Test site being indexed

Hi,

I am in the process of building a site for a client which has been going on for months but hasn’t launched yet. As it was a new domain and there were no links to it (or any other reference to it anywhere) I didn’t bother password-protecting the site. But then I recently noticed it had been indexed by Google (and others I think) so I added a ‘noindex’ tag and a robots.txt file.

However, I also have an admin area which is password-protected but within it is a database update script which isn’t password-protected as it’ll need to be run via cronjobs or similar. I didn’t really think this would be a problem as there are no links to it anywhere so no-one would ever know that it existed, or so I thought.
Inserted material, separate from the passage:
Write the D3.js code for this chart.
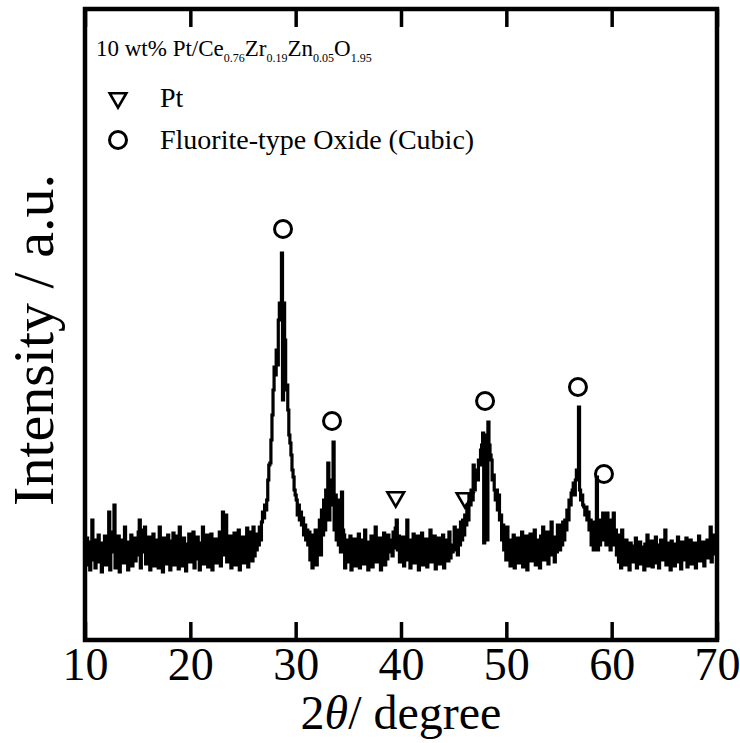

I get emailed the results of the script and as I’m still testing and debugging, it first dumps the SERVER vars. I got an email this morning containing the following:

 [HTTP_FROM] => crawler@alexa.com
 ...
 [HTTP_USER_AGENT] => ia_archiver (+http://www.alexa.com/site/help/webmasters; crawler@alexa.com)

So, two questions:

  1. How did Google, etc. find the site in the first place?
  2. How did Alexa find my update script (especially given that there are no links to it)?

Thanks,

Martin.

Well I got to the bottom of it and it’s the Alexa bit of the Searchstatus Firefox extension. That apparently tells Alexa which pages I’m viewing, and like a gossipy old woman, Alexa tells Google.